The fitness efforts of friends real and virtual also inspire me. From friends that are making great strides with their own levels of fitness and sharing awe-inspiring lifting, running and biking accomplishments to those whom I see looking great as they change their body composition in positive ways. Someone tweets that he’s at the gym or someone posts that she’s hit a new PR, that helps me feel inspired to hit the weights myself.
I also find it helpful to work on a program. I am quite capable of coming up with exercise routines for myself but I find that I do better when I have the guidance, structure and variety of routines put together by experts. I know people are sometimes surprised to learn that I work out by myself in my basement and that I do keep at it. Ironically, for me the need to tear myself away from home to go to the gym would at this point in my life be a de-motivator and not a motivator.

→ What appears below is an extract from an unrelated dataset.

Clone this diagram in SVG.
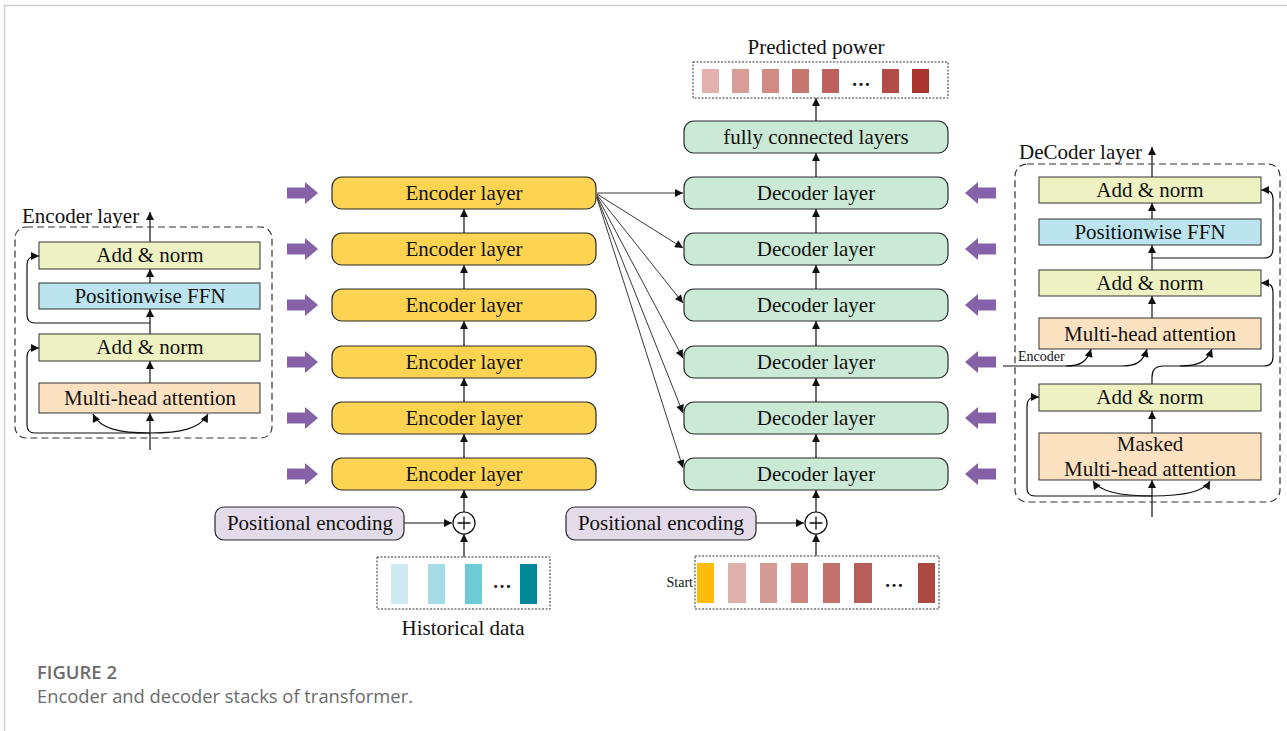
<svg xmlns="http://www.w3.org/2000/svg" width="1287" height="731" viewBox="0 0 1287 731">
  <style>
    .t { font-family: "Liberation Serif", "Times New Roman", serif; font-size: 21px; fill: #111; }
    .tc { text-anchor: middle; }
    .small { font-size: 14px; }
    .enc { fill: #fdd352; stroke: #2a2a2a; stroke-width: 1.2; }
    .dec { fill: #cbead5; stroke: #2a2a2a; stroke-width: 1.2; }
    .pe { fill: #e3dbe9; stroke: #2a2a2a; stroke-width: 1.2; }
    .an { fill: #eef1c2; stroke: #333; stroke-width: 1; }
    .ffn { fill: #bce4ee; stroke: #333; stroke-width: 1; }
    .mha { fill: #fde2c2; stroke: #333; stroke-width: 1; }
    .ln { fill: none; stroke: #111; stroke-width: 1.2; }
    .fan { fill: none; stroke: #222; stroke-width: 0.9; }
    .dash { fill: none; stroke: #333; stroke-width: 1.2; stroke-dasharray: 7 4; }
    .dot { fill: none; stroke: #333; stroke-width: 1; stroke-dasharray: 2 1.5; }
    .cap1 { font-family: "Open Sans", "Liberation Sans", sans-serif; font-size: 18px; font-weight: 600; fill: #6b6b6b; }
    .cap2 { font-family: "Open Sans", "Liberation Sans", sans-serif; font-size: 18px; fill: #6b6b6b; }
    .ell { font-family: "Liberation Serif", serif; font-size: 19px; font-weight: bold; fill: #111; text-anchor: middle; }
  </style>
  <defs>
    <marker id="ah" viewBox="0 0 10 10" refX="10" refY="5" markerWidth="9" markerHeight="8" orient="auto" markerUnits="userSpaceOnUse">
      <path d="M0,0 L10,5 L0,10 z" fill="#111"/>
    </marker>
    <path id="pr" d="M0,-5.5 L18,-5.5 L18,-11 L31,0 L18,11 L18,5.5 L0,5.5 z" fill="#8561a8"/>
  </defs>

  <!-- page frame -->
  <path d="M4.5,731 L4.5,5.5 L1287,5.5" fill="none" stroke="#cfcfcf" stroke-width="1.4"/>

  <!-- connectors -->
  <g id="connectors">
    <!-- encoder stack -->
    <line class="ln" x1="464" y1="233" x2="464" y2="209" marker-end="url(#ah)"/>
    <line class="ln" x1="464" y1="289" x2="464" y2="265" marker-end="url(#ah)"/>
    <line class="ln" x1="464" y1="346" x2="464" y2="321" marker-end="url(#ah)"/>
    <line class="ln" x1="464" y1="402" x2="464" y2="378" marker-end="url(#ah)"/>
    <line class="ln" x1="464" y1="458" x2="464" y2="434" marker-end="url(#ah)"/>
    <line class="ln" x1="464" y1="512" x2="464" y2="490" marker-end="url(#ah)"/>
    <line class="ln" x1="464" y1="557" x2="464" y2="534" marker-end="url(#ah)"/>
    <line class="ln" x1="404" y1="523" x2="452" y2="523" marker-end="url(#ah)"/>
    <!-- decoder stack -->
    <line class="ln" x1="816" y1="233" x2="816" y2="209" marker-end="url(#ah)"/>
    <line class="ln" x1="816" y1="289" x2="816" y2="265" marker-end="url(#ah)"/>
    <line class="ln" x1="816" y1="346" x2="816" y2="321" marker-end="url(#ah)"/>
    <line class="ln" x1="816" y1="402" x2="816" y2="378" marker-end="url(#ah)"/>
    <line class="ln" x1="816" y1="458" x2="816" y2="434" marker-end="url(#ah)"/>
    <line class="ln" x1="816" y1="512" x2="816" y2="490" marker-end="url(#ah)"/>
    <line class="ln" x1="816" y1="556" x2="816" y2="534" marker-end="url(#ah)"/>
    <line class="ln" x1="756" y1="523" x2="804" y2="523" marker-end="url(#ah)"/>
    <line class="ln" x1="816" y1="177" x2="816" y2="153" marker-end="url(#ah)"/>
    <line class="ln" x1="816" y1="121" x2="816" y2="98" marker-end="url(#ah)"/>
    <!-- encoder output fan-out to every decoder layer -->
    <line class="fan" x1="597" y1="193" x2="683" y2="193" marker-end="url(#ah)"/>
    <line class="fan" x1="597" y1="194" x2="683" y2="248" marker-end="url(#ah)"/>
    <line class="fan" x1="597" y1="195" x2="683" y2="303" marker-end="url(#ah)"/>
    <line class="fan" x1="597" y1="196" x2="683" y2="358" marker-end="url(#ah)"/>
    <line class="fan" x1="597" y1="197" x2="683" y2="413" marker-end="url(#ah)"/>
    <line class="fan" x1="597" y1="198" x2="683" y2="468" marker-end="url(#ah)"/>

    <!-- encoder layer detail -->
    <line class="ln" x1="150" y1="450" x2="150" y2="413" marker-end="url(#ah)"/>
    <path class="ln" d="M150,433 C120,433 100,429 93,414" marker-end="url(#ah)"/>
    <path class="ln" d="M150,433 C180,433 200,429 208,414" marker-end="url(#ah)"/>
    <path class="ln" d="M150,433 L35,433 Q27,433 27,425 L27,357 Q27,348 36,348 L39,348" marker-end="url(#ah)"/>
    <line class="ln" x1="150" y1="383" x2="150" y2="361" marker-end="url(#ah)"/>
    <line class="ln" x1="150" y1="334" x2="150" y2="309" marker-end="url(#ah)"/>
    <path class="ln" d="M150,323 L35,323 Q27,323 27,315 L27,265 Q27,256 36,256 L39,256" marker-end="url(#ah)"/>
    <line class="ln" x1="150" y1="283" x2="150" y2="269" marker-end="url(#ah)"/>
    <line class="ln" x1="150" y1="242" x2="150" y2="212" marker-end="url(#ah)"/>

    <!-- decoder layer detail -->
    <line class="ln" x1="1152" y1="517" x2="1152" y2="480" marker-end="url(#ah)"/>
    <path class="ln" d="M1152,496 C1122,496 1100,492 1093,481" marker-end="url(#ah)"/>
    <path class="ln" d="M1152,496 C1182,496 1204,492 1210,481" marker-end="url(#ah)"/>
    <path class="ln" d="M1152,496 L1035,496 Q1027,496 1027,488 L1027,406 Q1027,397 1036,397 L1039,397" marker-end="url(#ah)"/>
    <line class="ln" x1="1152" y1="433" x2="1152" y2="411" marker-end="url(#ah)"/>
    <path class="ln" d="M1152,384 L1152,377 Q1152,366 1163,366 L1264,366 Q1273,366 1273,357 L1273,292 Q1273,283 1264,283 L1261,283" marker-end="url(#ah)"/>
    <path class="ln" d="M1180,366 C1198,366 1207,362 1212,349" marker-end="url(#ah)"/>
    <path class="ln" d="M1003,366 L1066,366 C1080,366 1087,362 1091,349" marker-end="url(#ah)"/>
    <path class="ln" d="M1066,366 L1122,366 C1136,366 1143,362 1147,349" marker-end="url(#ah)"/>
    <line class="ln" x1="1152" y1="318" x2="1152" y2="296" marker-end="url(#ah)"/>
    <line class="ln" x1="1152" y1="270" x2="1152" y2="245" marker-end="url(#ah)"/>
    <path class="ln" d="M1152,258 L1264,258 Q1273,258 1273,249 L1273,199 Q1273,190 1264,190 L1261,190" marker-end="url(#ah)"/>
    <line class="ln" x1="1152" y1="219" x2="1152" y2="203" marker-end="url(#ah)"/>
    <line class="ln" x1="1152" y1="177" x2="1152" y2="147" marker-end="url(#ah)"/>
  </g>

  <!-- input arrows -->
  <g id="enc-inputs">
    <use href="#pr" x="287" y="193"/>
    <use href="#pr" x="287" y="249"/>
    <use href="#pr" x="287" y="305"/>
    <use href="#pr" x="287" y="362"/>
    <use href="#pr" x="287" y="418"/>
    <use href="#pr" x="287" y="474"/>
  </g>
  <g id="dec-inputs">
    <use href="#pr" transform="translate(996,193) scale(-1,1)"/>
    <use href="#pr" transform="translate(996,249) scale(-1,1)"/>
    <use href="#pr" transform="translate(996,305) scale(-1,1)"/>
    <use href="#pr" transform="translate(996,362) scale(-1,1)"/>
    <use href="#pr" transform="translate(996,418) scale(-1,1)"/>
    <use href="#pr" transform="translate(996,474) scale(-1,1)"/>
  </g>

  <!-- encoder stack -->
  <g id="encoder-6"><rect class="enc" x="332" y="177" width="264" height="32" rx="10"/><text class="t tc" x="464" y="200">Encoder layer</text></g>
  <g id="encoder-5"><rect class="enc" x="332" y="233" width="264" height="32" rx="10"/><text class="t tc" x="464" y="256">Encoder layer</text></g>
  <g id="encoder-4"><rect class="enc" x="332" y="289" width="264" height="32" rx="10"/><text class="t tc" x="464" y="312">Encoder layer</text></g>
  <g id="encoder-3"><rect class="enc" x="332" y="346" width="264" height="32" rx="10"/><text class="t tc" x="464" y="369">Encoder layer</text></g>
  <g id="encoder-2"><rect class="enc" x="332" y="402" width="264" height="32" rx="10"/><text class="t tc" x="464" y="425">Encoder layer</text></g>
  <g id="encoder-1"><rect class="enc" x="332" y="458" width="264" height="32" rx="10"/><text class="t tc" x="464" y="481">Encoder layer</text></g>

  <!-- decoder stack -->
  <g id="fc"><rect class="dec" x="684" y="121" width="264" height="32" rx="10"/><text class="t tc" x="816" y="144">fully connected layers</text></g>
  <g id="decoder-6"><rect class="dec" x="684" y="177" width="264" height="32" rx="10"/><text class="t tc" x="816" y="200">Decoder layer</text></g>
  <g id="decoder-5"><rect class="dec" x="684" y="233" width="264" height="32" rx="10"/><text class="t tc" x="816" y="256">Decoder layer</text></g>
  <g id="decoder-4"><rect class="dec" x="684" y="289" width="264" height="32" rx="10"/><text class="t tc" x="816" y="312">Decoder layer</text></g>
  <g id="decoder-3"><rect class="dec" x="684" y="346" width="264" height="32" rx="10"/><text class="t tc" x="816" y="369">Decoder layer</text></g>
  <g id="decoder-2"><rect class="dec" x="684" y="402" width="264" height="32" rx="10"/><text class="t tc" x="816" y="425">Decoder layer</text></g>
  <g id="decoder-1"><rect class="dec" x="684" y="458" width="264" height="32" rx="10"/><text class="t tc" x="816" y="481">Decoder layer</text></g>

  <!-- positional encoding and sums -->
  <g id="pe-enc"><rect class="pe" x="215" y="507" width="189" height="33" rx="9"/><text class="t tc" x="310" y="530">Positional encoding</text></g>
  <g id="sum-enc">
    <circle cx="464" cy="523" r="11" fill="#fff" stroke="#111" stroke-width="1.2"/>
    <path d="M457.5,523 H470.5 M464,516.5 V529.5" stroke="#111" stroke-width="1.3"/>
  </g>
  <g id="pe-dec"><rect class="pe" x="566" y="507" width="190" height="33" rx="9"/><text class="t tc" x="661" y="530">Positional encoding</text></g>
  <g id="sum-dec">
    <circle cx="816" cy="523" r="11" fill="#fff" stroke="#111" stroke-width="1.2"/>
    <path d="M809.5,523 H822.5 M816,516.5 V529.5" stroke="#111" stroke-width="1.3"/>
  </g>

  <!-- historical data sequence -->
  <g id="historical">
    <rect class="dot" x="377" y="557" width="173" height="52"/>
    <rect x="391" y="564" width="17" height="40" fill="#cdeaf0"/>
    <rect x="428" y="564" width="17" height="40" fill="#a3dce6"/>
    <rect x="465" y="564" width="17" height="40" fill="#6fcad8"/>
    <text class="ell" x="502" y="588">…</text>
    <rect x="520" y="564" width="17" height="40" fill="#00879a"/>
    <text class="t tc" x="463" y="635">Historical data</text>
  </g>

  <!-- decoder input sequence -->
  <g id="start-seq">
    <rect class="dot" x="695" y="556" width="244" height="53"/>
    <text class="t small" x="693" y="587" text-anchor="end">Start</text>
    <rect x="697" y="563" width="17" height="40" fill="#fdbb0b"/>
    <rect x="728" y="563" width="18" height="40" fill="#ddb0ab"/>
    <rect x="760" y="563" width="17" height="40" fill="#d59a94"/>
    <rect x="791" y="563" width="17" height="40" fill="#cd857f"/>
    <rect x="823" y="563" width="17" height="40" fill="#c2716b"/>
    <rect x="854" y="563" width="18" height="40" fill="#b75e59"/>
    <text class="ell" x="894" y="587">…</text>
    <rect x="918" y="563" width="17" height="40" fill="#ad4943"/>
  </g>

  <!-- predicted power sequence -->
  <g id="predicted">
    <text class="t tc" x="816" y="54">Predicted power</text>
    <rect class="dot" x="693" y="62" width="255" height="36"/>
    <rect x="702" y="69" width="17" height="24" fill="#e2b1ad"/>
    <rect x="732" y="69" width="17" height="24" fill="#d99d98"/>
    <rect x="762" y="69" width="17" height="24" fill="#d28a84"/>
    <rect x="792" y="69" width="17" height="24" fill="#c87770"/>
    <rect x="822" y="69" width="17" height="24" fill="#bf625d"/>
    <text class="ell" x="861" y="86">…</text>
    <rect x="882" y="69" width="17" height="24" fill="#b34c46"/>
    <rect x="912" y="69" width="17" height="24" fill="#a7342d"/>
  </g>

  <!-- encoder layer internals -->
  <g id="encoder-detail">
    <rect class="dash" x="15" y="227" width="257" height="211" rx="11"/>
    <text class="t" x="22" y="223">Encoder layer</text>
    <rect class="an" x="39" y="242" width="221" height="27"/>
    <text class="t tc" x="150" y="262">Add &amp; norm</text>
    <rect class="ffn" x="39" y="283" width="221" height="26"/>
    <text class="t tc" x="150" y="303">Positionwise FFN</text>
    <rect class="an" x="39" y="334" width="221" height="27"/>
    <text class="t tc" x="150" y="354">Add &amp; norm</text>
    <rect class="mha" x="39" y="383" width="221" height="30"/>
    <text class="t tc" x="150" y="405">Multi-head attention</text>
  </g>

  <!-- decoder layer internals -->
  <g id="decoder-detail">
    <rect class="dash" x="1015" y="164" width="265" height="338" rx="12"/>
    <text class="t" x="1019" y="159">DeCoder layer</text>
    <rect class="an" x="1039" y="177" width="222" height="26"/>
    <text class="t tc" x="1150" y="197">Add &amp; norm</text>
    <rect class="ffn" x="1039" y="219" width="222" height="26"/>
    <text class="t tc" x="1150" y="239">Positionwise FFN</text>
    <rect class="an" x="1039" y="270" width="222" height="26"/>
    <text class="t tc" x="1150" y="290">Add &amp; norm</text>
    <rect class="mha" x="1039" y="318" width="222" height="31"/>
    <text class="t tc" x="1150" y="341">Multi-head attention</text>
    <text class="t small" x="1018" y="361">Encoder</text>
    <rect class="an" x="1039" y="384" width="222" height="27"/>
    <text class="t tc" x="1150" y="404">Add &amp; norm</text>
    <rect class="mha" x="1039" y="433" width="222" height="47"/>
    <text class="t tc" x="1150" y="451">Masked</text>
    <text class="t tc" x="1150" y="476">Multi-head attention</text>
  </g>

  <!-- caption -->
  <g id="caption">
    <text class="cap1" x="37" y="679" textLength="80" lengthAdjust="spacingAndGlyphs">FIGURE 2</text>
    <text class="cap2" x="37" y="703" textLength="376" lengthAdjust="spacingAndGlyphs">Encoder and decoder stacks of transformer.</text>
  </g>
</svg>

Probably the biggest motivator of all is seeing results. This is especially motivating at first when one is making initial gains but one needs to be satisfied with more subtle progress as one goes farther on the fitness journey. A friend of mine recently introduced me to stickk.com which uses a combination of things to get one to set goals and stick to them including making donations to charities that one doesn’t like if one fails to meet a goal, having referees and friends to support the effort. This all coming from the results of a Yale study on what helps people stick to goals. I am not using it yet for that but the possibilities seem intriguing.
I’m motivated by all of the same things… I especially agree that you have to be motivated by small, subtle changes because once you’ve been working out for a long time, progress happens extremely slowly. You have to learn to love the journey more than the end result.
@burningitoff You are right about loving the journey. Just looking at your blog and the exercises looked mighty familiar. I too am on Stage 3 of NROLFW right now.